Charts and diagrams as code

···

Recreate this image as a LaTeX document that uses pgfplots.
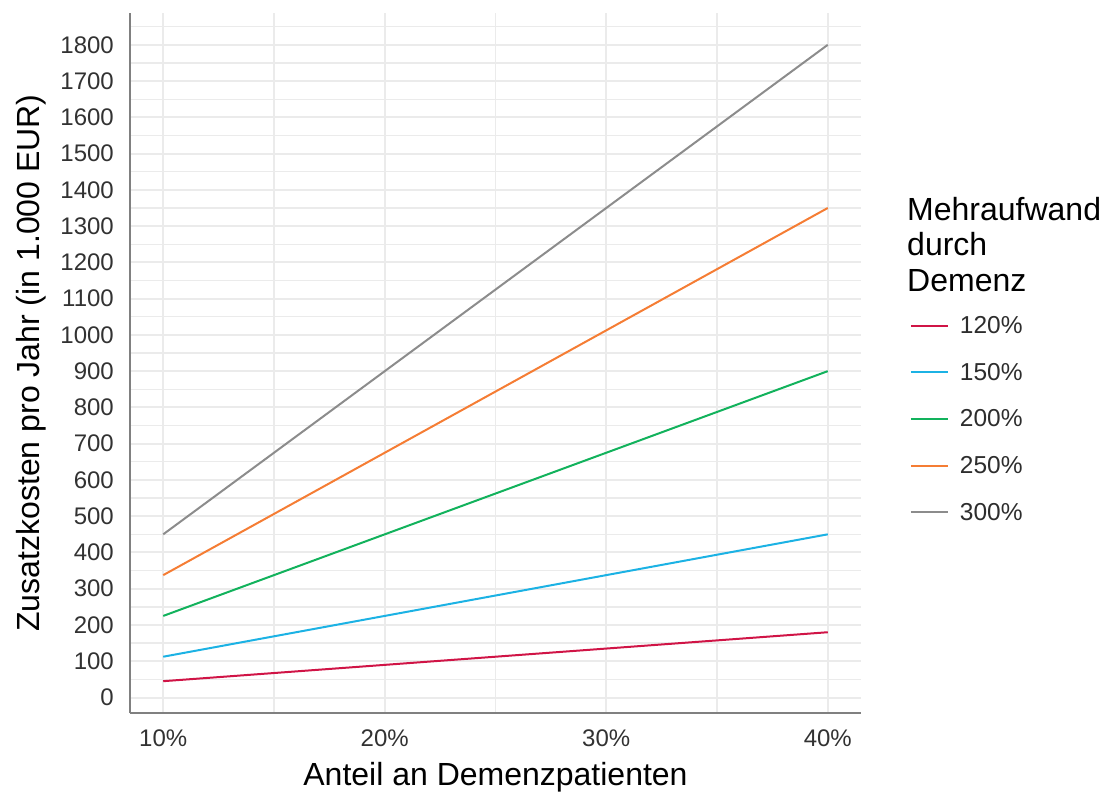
\documentclass[border=0pt]{standalone}
\usepackage{fontspec}
\setmainfont{Liberation Sans}
\usepackage{pgfplots}
\pgfplotsset{compat=1.18}
\definecolor{cRed}{RGB}{208,20,70}
\definecolor{cBlue}{RGB}{28,178,228}
\definecolor{cGreen}{RGB}{18,178,92}
\definecolor{cOrange}{RGB}{245,125,52}
\definecolor{cGray}{RGB}{140,140,140}
\definecolor{gridc}{RGB}{235,235,235}
\definecolor{axc}{RGB}{128,128,128}
\definecolor{tickc}{RGB}{50,50,50}
\definecolor{legc}{RGB}{45,45,45}
\begin{document}
\begin{tikzpicture}
\begin{axis}[
  scale only axis, width=731pt, height=700pt,
  xmin=8.5, xmax=41.5, ymin=-42.75, ymax=1887.75,
  xtick={10,20,30,40}, xticklabels={10\%,20\%,30\%,40\%},
  minor xtick={15,25,35},
  ytick={0,100,...,1800}, minor ytick={50,150,...,1850},
  grid=both,
  major grid style={color=gridc, line width=2pt},
  minor grid style={color=gridc, line width=1.3pt},
  axis x line*=bottom, axis y line*=left,
  axis line style={color=axc, line width=1.6pt},
  major tick length=0pt, minor tick length=0pt,
  /pgf/number format/1000 sep={},
  /pgf/number format/assume math mode=true,
  xticklabel style={font=\fontsize{24}{28}\selectfont, text=tickc, inner sep=0pt, anchor=north, yshift=-17pt},
  yticklabel style={font=\fontsize{24}{28}\selectfont, text=tickc, inner sep=0pt, anchor=east, xshift=-16pt},
  legend style={draw=none, fill=none, inner sep=0pt, outer sep=0pt,
    at={(rel axis cs:1.067,0.5664)}, anchor=north west,
    font=\fontsize{24.5}{28}\selectfont, text=legc, row sep=28pt,
    nodes={inner sep=0pt}},
  legend cell align=left,
  legend image code/.code={\draw[#1] (0pt,0pt) -- (37pt,0pt); \path (48pt,0pt);},
  every axis plot/.append style={line width=2pt},
]
\addplot[cRed] coordinates {(10,45) (20,90) (30,135) (40,180)};
\addlegendentry{120\%}
\addplot[cBlue] coordinates {(10,112.5) (20,225) (30,337.5) (40,450)};
\addlegendentry{150\%}
\addplot[cGreen] coordinates {(10,225) (20,450) (30,675) (40,900)};
\addlegendentry{200\%}
\addplot[cOrange] coordinates {(10,337.5) (20,675) (30,1012.5) (40,1350)};
\addlegendentry{250\%}
\addplot[cGray] coordinates {(10,450) (20,900) (30,1350) (40,1800)};
\addlegendentry{300\%}
\coordinate (LL) at (rel axis cs:0,0);
\coordinate (UR) at (rel axis cs:1,1);
\coordinate (ML) at (rel axis cs:0,0.5);
\coordinate (BM) at (rel axis cs:0.5,0);
\end{axis}
\node[anchor=base, inner sep=0pt, font=\fontsize{32}{38}\selectfont] at ([yshift=-72.5pt]BM) {Anteil an Demenzpatienten};
\node[anchor=base, rotate=90, inner sep=0pt, font=\fontsize{32}{38}\selectfont] at ([xshift=-90.5pt]ML) {Zusatzkosten pro Jahr (in 1.000 EUR)};
\node[anchor=north west, align=left, inner sep=0pt, font=\fontsize{32}{35.5}\selectfont] at ([xshift=777pt,yshift=516pt]LL) {Mehraufwand\\durch\\Demenz};
\path ([xshift=-130pt,yshift=-80pt]LL) rectangle ([xshift=243pt,yshift=13pt]UR);
\end{tikzpicture}
\end{document}
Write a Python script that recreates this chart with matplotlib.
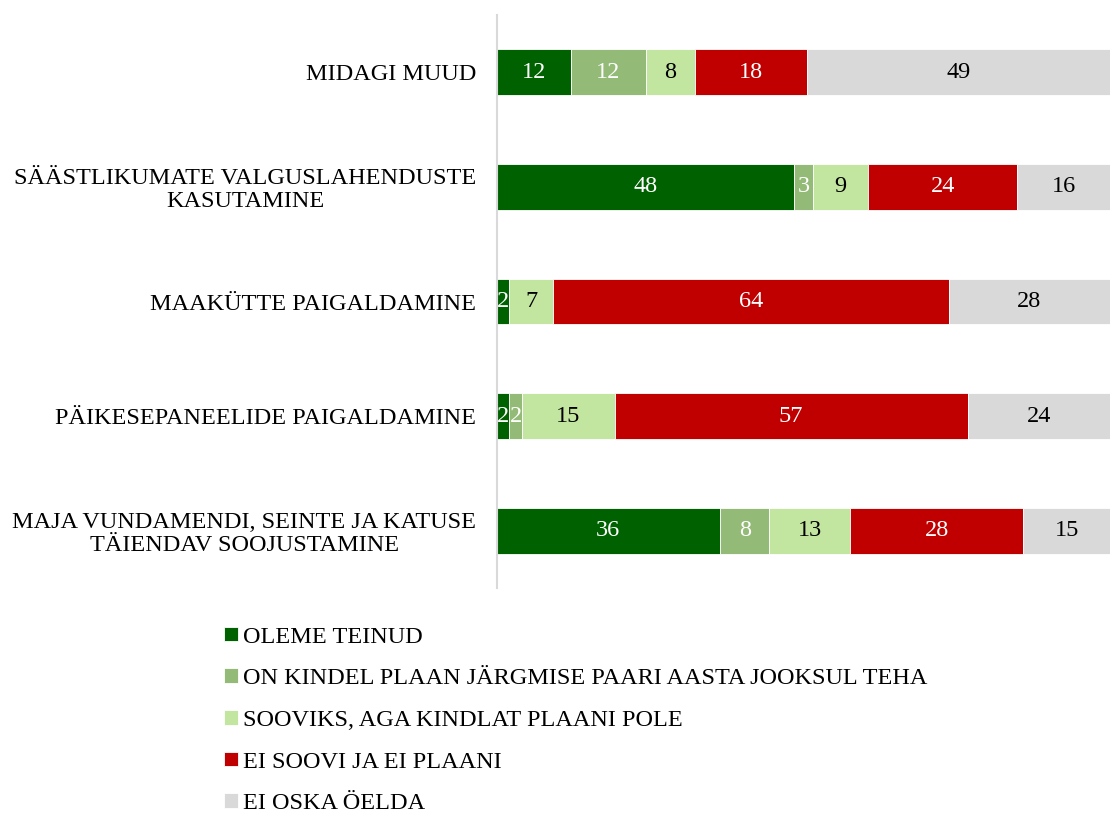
import numpy as np
import matplotlib
matplotlib.use("Agg")
from matplotlib import pyplot as plt

plt.rcParams['font.family'] = ['Liberation Serif', 'DejaVu Serif']

# categories, top to bottom
categories = ["MIDAGI MUUD",
              "SÄÄSTLIKUMATE VALGUSLAHENDUSTE\nKASUTAMINE",
              "MAAKÜTTE PAIGALDAMINE",
              "PÄIKESEPANEELIDE PAIGALDAMINE",
              "MAJA VUNDAMENDI, SEINTE JA KATUSE\nTÄIENDAV SOOJUSTAMINE"]

series_names = ["OLEME TEINUD",
                "ON KINDEL PLAAN JÄRGMISE PAARI AASTA JOOKSUL TEHA",
                "SOOVIKS, AGA KINDLAT PLAANI POLE",
                "EI SOOVI JA EI PLAANI",
                "EI OSKA ÖELDA"]

oleme_teinud = [12, 48, 2, 2, 36]
kindel_plaan = [12, 3, 0, 2, 8]
sooviks = [8, 9, 7, 15, 13]
ei_soovi = [18, 24, 64, 57, 28]
ei_oska = [49, 16, 28, 24, 15]

values = [oleme_teinud, kindel_plaan, sooviks, ei_soovi, ei_oska]
colors = ["#006100", "#93BA76", "#C2E6A0", "#C00000", "#D9D9D9"]
text_colors = ["white", "white", "black", "white", "black"]

fig = plt.figure(figsize=(11.11, 8.14), dpi=100)
ax = fig.add_axes([0.4473, 0.2776, 0.5518, 0.704])

y = np.arange(len(categories))
left = np.zeros(len(categories))
for vals, name, col, tcol in zip(values, series_names, colors, text_colors):
    vals = np.array(vals, dtype=float)
    bars = ax.barh(y, vals, left=left, height=0.4, color=col, label=name,
                   edgecolor='white', linewidth=0.6)
    labels = [str(int(v)) if v > 0 else "" for v in vals]
    ax.bar_label(bars, labels=labels, label_type='center', color=tcol, fontsize=17.5)
    left += vals

ax.set_xlim(0, 99)
ax.set_ylim(len(categories) - 0.5, -0.5)
ax.set_yticks(y)
ax.set_yticklabels(categories, fontsize=17.5, multialignment='center', linespacing=1.1)
ax.tick_params(axis='y', length=0, pad=15)
ax.set_xticks([])
for s in ['top', 'right', 'bottom']:
    ax.spines[s].set_visible(False)
ax.spines['left'].set_color('#D9D9D9')
ax.spines['left'].set_linewidth(1.5)

fig.legend(loc='upper left', bbox_to_anchor=(0.193, 0.242), frameon=False,
           fontsize=17.5, handlelength=0.55, handleheight=0.55, handletextpad=0.22,
           labelspacing=0.85, borderaxespad=0)

fig.savefig("out.png", dpi=100)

···

▶ [Work required]: Without the images, write out each line of the data verbatim.

▶ [Solution]:
Recreate this image as a LaTeX document that uses pgfplots.
\documentclass[border=0pt]{standalone}
\usepackage{fontspec}
\setmainfont{Liberation Sans}
\usepackage{pgfplots}
\pgfplotsset{compat=1.18}
\definecolor{cRed}{RGB}{208,20,70}
\definecolor{cBlue}{RGB}{28,178,228}
\definecolor{cGreen}{RGB}{18,178,92}
\definecolor{cOrange}{RGB}{245,125,52}
\definecolor{cGray}{RGB}{140,140,140}
\definecolor{gridc}{RGB}{235,235,235}
\definecolor{axc}{RGB}{128,128,128}
\definecolor{tickc}{RGB}{50,50,50}
\definecolor{legc}{RGB}{45,45,45}
\begin{document}
\begin{tikzpicture}
\begin{axis}[
  scale only axis, width=731pt, height=700pt,
  xmin=8.5, xmax=41.5, ymin=-42.75, ymax=1887.75,
  xtick={10,20,30,40}, xticklabels={10\%,20\%,30\%,40\%},
  minor xtick={15,25,35},
  ytick={0,100,...,1800}, minor ytick={50,150,...,1850},
  grid=both,
  major grid style={color=gridc, line width=2pt},
  minor grid style={color=gridc, line width=1.3pt},
  axis x line*=bottom, axis y line*=left,
  axis line style={color=axc, line width=1.6pt},
  major tick length=0pt, minor tick length=0pt,
  /pgf/number format/1000 sep={},
  /pgf/number format/assume math mode=true,
  xticklabel style={font=\fontsize{24}{28}\selectfont, text=tickc, inner sep=0pt, anchor=north, yshift=-17pt},
  yticklabel style={font=\fontsize{24}{28}\selectfont, text=tickc, inner sep=0pt, anchor=east, xshift=-16pt},
  legend style={draw=none, fill=none, inner sep=0pt, outer sep=0pt,
    at={(rel axis cs:1.067,0.5664)}, anchor=north west,
    font=\fontsize{24.5}{28}\selectfont, text=legc, row sep=28pt,
    nodes={inner sep=0pt}},
  legend cell align=left,
  legend image code/.code={\draw[#1] (0pt,0pt) -- (37pt,0pt); \path (48pt,0pt);},
  every axis plot/.append style={line width=2pt},
]
\addplot[cRed] coordinates {(10,45) (20,90) (30,135) (40,180)};
\addlegendentry{120\%}
\addplot[cBlue] coordinates {(10,112.5) (20,225) (30,337.5) (40,450)};
\addlegendentry{150\%}
\addplot[cGreen] coordinates {(10,225) (20,450) (30,675) (40,900)};
\addlegendentry{200\%}
\addplot[cOrange] coordinates {(10,337.5) (20,675) (30,1012.5) (40,1350)};
\addlegendentry{250\%}
\addplot[cGray] coordinates {(10,450) (20,900) (30,1350) (40,1800)};
\addlegendentry{300\%}
\coordinate (LL) at (rel axis cs:0,0);
\coordinate (UR) at (rel axis cs:1,1);
\coordinate (ML) at (rel axis cs:0,0.5);
\coordinate (BM) at (rel axis cs:0.5,0);
\end{axis}
\node[anchor=base, inner sep=0pt, font=\fontsize{32}{38}\selectfont] at ([yshift=-72.5pt]BM) {Anteil an Demenzpatienten};
\node[anchor=base, rotate=90, inner sep=0pt, font=\fontsize{32}{38}\selectfont] at ([xshift=-90.5pt]ML) {Zusatzkosten pro Jahr (in 1.000 EUR)};
\node[anchor=north west, align=left, inner sep=0pt, font=\fontsize{32}{35.5}\selectfont] at ([xshift=777pt,yshift=516pt]LL) {Mehraufwand\\durch\\Demenz};
\path ([xshift=-130pt,yshift=-80pt]LL) rectangle ([xshift=243pt,yshift=13pt]UR);
\end{tikzpicture}
\end{document}
Write a Python script that recreates this chart with matplotlib.
import numpy as np
import matplotlib
matplotlib.use("Agg")
from matplotlib import pyplot as plt

plt.rcParams['font.family'] = ['Liberation Serif', 'DejaVu Serif']

# categories, top to bottom
categories = ["MIDAGI MUUD",
              "SÄÄSTLIKUMATE VALGUSLAHENDUSTE\nKASUTAMINE",
              "MAAKÜTTE PAIGALDAMINE",
              "PÄIKESEPANEELIDE PAIGALDAMINE",
              "MAJA VUNDAMENDI, SEINTE JA KATUSE\nTÄIENDAV SOOJUSTAMINE"]

series_names = ["OLEME TEINUD",
                "ON KINDEL PLAAN JÄRGMISE PAARI AASTA JOOKSUL TEHA",
                "SOOVIKS, AGA KINDLAT PLAANI POLE",
                "EI SOOVI JA EI PLAANI",
                "EI OSKA ÖELDA"]

oleme_teinud = [12, 48, 2, 2, 36]
kindel_plaan = [12, 3, 0, 2, 8]
sooviks = [8, 9, 7, 15, 13]
ei_soovi = [18, 24, 64, 57, 28]
ei_oska = [49, 16, 28, 24, 15]

values = [oleme_teinud, kindel_plaan, sooviks, ei_soovi, ei_oska]
colors = ["#006100", "#93BA76", "#C2E6A0", "#C00000", "#D9D9D9"]
text_colors = ["white", "white", "black", "white", "black"]

fig = plt.figure(figsize=(11.11, 8.14), dpi=100)
ax = fig.add_axes([0.4473, 0.2776, 0.5518, 0.704])

y = np.arange(len(categories))
left = np.zeros(len(categories))
for vals, name, col, tcol in zip(values, series_names, colors, text_colors):
    vals = np.array(vals, dtype=float)
    bars = ax.barh(y, vals, left=left, height=0.4, color=col, label=name,
                   edgecolor='white', linewidth=0.6)
    labels = [str(int(v)) if v > 0 else "" for v in vals]
    ax.bar_label(bars, labels=labels, label_type='center', color=tcol, fontsize=17.5)
    left += vals

ax.set_xlim(0, 99)
ax.set_ylim(len(categories) - 0.5, -0.5)
ax.set_yticks(y)
ax.set_yticklabels(categories, fontsize=17.5, multialignment='center', linespacing=1.1)
ax.tick_params(axis='y', length=0, pad=15)
ax.set_xticks([])
for s in ['top', 'right', 'bottom']:
    ax.spines[s].set_visible(False)
ax.spines['left'].set_color('#D9D9D9')
ax.spines['left'].set_linewidth(1.5)

fig.legend(loc='upper left', bbox_to_anchor=(0.193, 0.242), frameon=False,
           fontsize=17.5, handlelength=0.55, handleheight=0.55, handletextpad=0.22,
           labelspacing=0.85, borderaxespad=0)

fig.savefig("out.png", dpi=100)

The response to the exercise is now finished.